Information shown →

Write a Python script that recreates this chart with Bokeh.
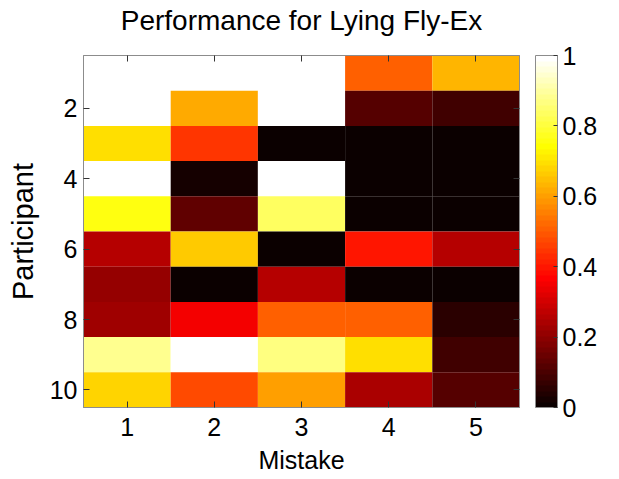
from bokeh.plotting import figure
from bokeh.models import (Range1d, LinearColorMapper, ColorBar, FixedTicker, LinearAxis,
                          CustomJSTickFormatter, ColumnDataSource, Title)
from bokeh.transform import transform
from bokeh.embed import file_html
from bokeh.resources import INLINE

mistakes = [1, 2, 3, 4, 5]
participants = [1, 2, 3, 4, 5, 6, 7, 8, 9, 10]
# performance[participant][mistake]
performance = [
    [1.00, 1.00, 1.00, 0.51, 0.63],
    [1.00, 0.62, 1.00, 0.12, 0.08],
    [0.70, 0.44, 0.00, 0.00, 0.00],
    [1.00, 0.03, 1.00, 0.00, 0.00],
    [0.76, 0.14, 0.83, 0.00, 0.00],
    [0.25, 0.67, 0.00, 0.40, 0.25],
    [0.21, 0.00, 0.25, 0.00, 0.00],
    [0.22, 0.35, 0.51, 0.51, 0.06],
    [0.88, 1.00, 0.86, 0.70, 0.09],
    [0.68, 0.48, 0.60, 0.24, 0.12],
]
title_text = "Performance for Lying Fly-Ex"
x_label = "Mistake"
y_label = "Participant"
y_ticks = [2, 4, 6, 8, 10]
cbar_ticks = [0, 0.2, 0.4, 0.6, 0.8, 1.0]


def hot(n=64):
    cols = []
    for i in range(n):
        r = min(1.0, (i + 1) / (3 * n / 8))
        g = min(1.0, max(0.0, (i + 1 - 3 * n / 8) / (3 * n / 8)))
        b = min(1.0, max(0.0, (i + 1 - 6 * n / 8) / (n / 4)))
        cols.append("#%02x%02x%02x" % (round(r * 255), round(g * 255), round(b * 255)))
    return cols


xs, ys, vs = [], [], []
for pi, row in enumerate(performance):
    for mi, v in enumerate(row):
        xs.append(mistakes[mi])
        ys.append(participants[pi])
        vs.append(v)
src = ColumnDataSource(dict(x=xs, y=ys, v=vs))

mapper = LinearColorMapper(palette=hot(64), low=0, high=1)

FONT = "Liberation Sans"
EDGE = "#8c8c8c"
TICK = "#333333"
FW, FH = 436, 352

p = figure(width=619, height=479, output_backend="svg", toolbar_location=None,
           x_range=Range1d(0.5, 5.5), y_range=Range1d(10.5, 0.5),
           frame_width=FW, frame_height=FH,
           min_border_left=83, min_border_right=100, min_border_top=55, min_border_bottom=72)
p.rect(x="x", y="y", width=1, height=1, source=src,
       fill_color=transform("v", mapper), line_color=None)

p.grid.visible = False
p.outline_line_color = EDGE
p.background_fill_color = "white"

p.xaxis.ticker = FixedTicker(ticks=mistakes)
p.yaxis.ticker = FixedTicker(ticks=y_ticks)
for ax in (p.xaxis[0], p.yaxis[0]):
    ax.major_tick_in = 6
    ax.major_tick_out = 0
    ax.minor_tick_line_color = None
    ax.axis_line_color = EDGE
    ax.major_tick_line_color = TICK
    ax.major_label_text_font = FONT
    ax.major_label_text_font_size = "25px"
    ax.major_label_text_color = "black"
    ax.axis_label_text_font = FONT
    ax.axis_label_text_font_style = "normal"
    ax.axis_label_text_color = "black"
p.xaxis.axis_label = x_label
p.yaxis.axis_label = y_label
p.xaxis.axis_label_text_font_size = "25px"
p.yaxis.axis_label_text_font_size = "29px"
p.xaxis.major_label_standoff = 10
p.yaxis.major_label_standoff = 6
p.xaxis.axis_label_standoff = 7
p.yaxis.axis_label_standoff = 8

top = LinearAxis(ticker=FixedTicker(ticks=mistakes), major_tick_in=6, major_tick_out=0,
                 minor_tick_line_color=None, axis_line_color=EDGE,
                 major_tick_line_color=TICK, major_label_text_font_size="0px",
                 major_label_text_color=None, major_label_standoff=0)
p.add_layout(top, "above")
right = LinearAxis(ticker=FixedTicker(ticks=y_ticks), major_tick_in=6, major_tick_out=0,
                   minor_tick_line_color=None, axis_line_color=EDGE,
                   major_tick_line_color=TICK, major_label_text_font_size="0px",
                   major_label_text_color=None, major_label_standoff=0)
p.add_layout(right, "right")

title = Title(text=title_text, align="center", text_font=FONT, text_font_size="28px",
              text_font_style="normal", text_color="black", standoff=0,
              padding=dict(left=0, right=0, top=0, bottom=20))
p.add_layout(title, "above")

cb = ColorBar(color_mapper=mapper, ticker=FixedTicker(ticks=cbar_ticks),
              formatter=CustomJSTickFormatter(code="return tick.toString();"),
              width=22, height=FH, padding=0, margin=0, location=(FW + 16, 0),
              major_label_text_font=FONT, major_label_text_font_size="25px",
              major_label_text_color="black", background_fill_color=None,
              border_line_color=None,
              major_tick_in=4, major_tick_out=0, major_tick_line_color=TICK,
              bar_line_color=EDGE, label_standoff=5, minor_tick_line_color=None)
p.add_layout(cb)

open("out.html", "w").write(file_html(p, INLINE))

Exercise →
Write the full listing out again with every line unchanged, but include no pictures.

Result for this task →
Write a Python script that recreates this chart with Bokeh.
from bokeh.plotting import figure
from bokeh.models import (Range1d, LinearColorMapper, ColorBar, FixedTicker, LinearAxis,
                          CustomJSTickFormatter, ColumnDataSource, Title)
from bokeh.transform import transform
from bokeh.embed import file_html
from bokeh.resources import INLINE

mistakes = [1, 2, 3, 4, 5]
participants = [1, 2, 3, 4, 5, 6, 7, 8, 9, 10]
# performance[participant][mistake]
performance = [
    [1.00, 1.00, 1.00, 0.51, 0.63],
    [1.00, 0.62, 1.00, 0.12, 0.08],
    [0.70, 0.44, 0.00, 0.00, 0.00],
    [1.00, 0.03, 1.00, 0.00, 0.00],
    [0.76, 0.14, 0.83, 0.00, 0.00],
    [0.25, 0.67, 0.00, 0.40, 0.25],
    [0.21, 0.00, 0.25, 0.00, 0.00],
    [0.22, 0.35, 0.51, 0.51, 0.06],
    [0.88, 1.00, 0.86, 0.70, 0.09],
    [0.68, 0.48, 0.60, 0.24, 0.12],
]
title_text = "Performance for Lying Fly-Ex"
x_label = "Mistake"
y_label = "Participant"
y_ticks = [2, 4, 6, 8, 10]
cbar_ticks = [0, 0.2, 0.4, 0.6, 0.8, 1.0]


def hot(n=64):
    cols = []
    for i in range(n):
        r = min(1.0, (i + 1) / (3 * n / 8))
        g = min(1.0, max(0.0, (i + 1 - 3 * n / 8) / (3 * n / 8)))
        b = min(1.0, max(0.0, (i + 1 - 6 * n / 8) / (n / 4)))
        cols.append("#%02x%02x%02x" % (round(r * 255), round(g * 255), round(b * 255)))
    return cols


xs, ys, vs = [], [], []
for pi, row in enumerate(performance):
    for mi, v in enumerate(row):
        xs.append(mistakes[mi])
        ys.append(participants[pi])
        vs.append(v)
src = ColumnDataSource(dict(x=xs, y=ys, v=vs))

mapper = LinearColorMapper(palette=hot(64), low=0, high=1)

FONT = "Liberation Sans"
EDGE = "#8c8c8c"
TICK = "#333333"
FW, FH = 436, 352

p = figure(width=619, height=479, output_backend="svg", toolbar_location=None,
           x_range=Range1d(0.5, 5.5), y_range=Range1d(10.5, 0.5),
           frame_width=FW, frame_height=FH,
           min_border_left=83, min_border_right=100, min_border_top=55, min_border_bottom=72)
p.rect(x="x", y="y", width=1, height=1, source=src,
       fill_color=transform("v", mapper), line_color=None)

p.grid.visible = False
p.outline_line_color = EDGE
p.background_fill_color = "white"

p.xaxis.ticker = FixedTicker(ticks=mistakes)
p.yaxis.ticker = FixedTicker(ticks=y_ticks)
for ax in (p.xaxis[0], p.yaxis[0]):
    ax.major_tick_in = 6
    ax.major_tick_out = 0
    ax.minor_tick_line_color = None
    ax.axis_line_color = EDGE
    ax.major_tick_line_color = TICK
    ax.major_label_text_font = FONT
    ax.major_label_text_font_size = "25px"
    ax.major_label_text_color = "black"
    ax.axis_label_text_font = FONT
    ax.axis_label_text_font_style = "normal"
    ax.axis_label_text_color = "black"
p.xaxis.axis_label = x_label
p.yaxis.axis_label = y_label
p.xaxis.axis_label_text_font_size = "25px"
p.yaxis.axis_label_text_font_size = "29px"
p.xaxis.major_label_standoff = 10
p.yaxis.major_label_standoff = 6
p.xaxis.axis_label_standoff = 7
p.yaxis.axis_label_standoff = 8

top = LinearAxis(ticker=FixedTicker(ticks=mistakes), major_tick_in=6, major_tick_out=0,
                 minor_tick_line_color=None, axis_line_color=EDGE,
                 major_tick_line_color=TICK, major_label_text_font_size="0px",
                 major_label_text_color=None, major_label_standoff=0)
p.add_layout(top, "above")
right = LinearAxis(ticker=FixedTicker(ticks=y_ticks), major_tick_in=6, major_tick_out=0,
                   minor_tick_line_color=None, axis_line_color=EDGE,
                   major_tick_line_color=TICK, major_label_text_font_size="0px",
                   major_label_text_color=None, major_label_standoff=0)
p.add_layout(right, "right")

title = Title(text=title_text, align="center", text_font=FONT, text_font_size="28px",
              text_font_style="normal", text_color="black", standoff=0,
              padding=dict(left=0, right=0, top=0, bottom=20))
p.add_layout(title, "above")

cb = ColorBar(color_mapper=mapper, ticker=FixedTicker(ticks=cbar_ticks),
              formatter=CustomJSTickFormatter(code="return tick.toString();"),
              width=22, height=FH, padding=0, margin=0, location=(FW + 16, 0),
              major_label_text_font=FONT, major_label_text_font_size="25px",
              major_label_text_color="black", background_fill_color=None,
              border_line_color=None,
              major_tick_in=4, major_tick_out=0, major_tick_line_color=TICK,
              bar_line_color=EDGE, label_standoff=5, minor_tick_line_color=None)
p.add_layout(cb)

open("out.html", "w").write(file_html(p, INLINE))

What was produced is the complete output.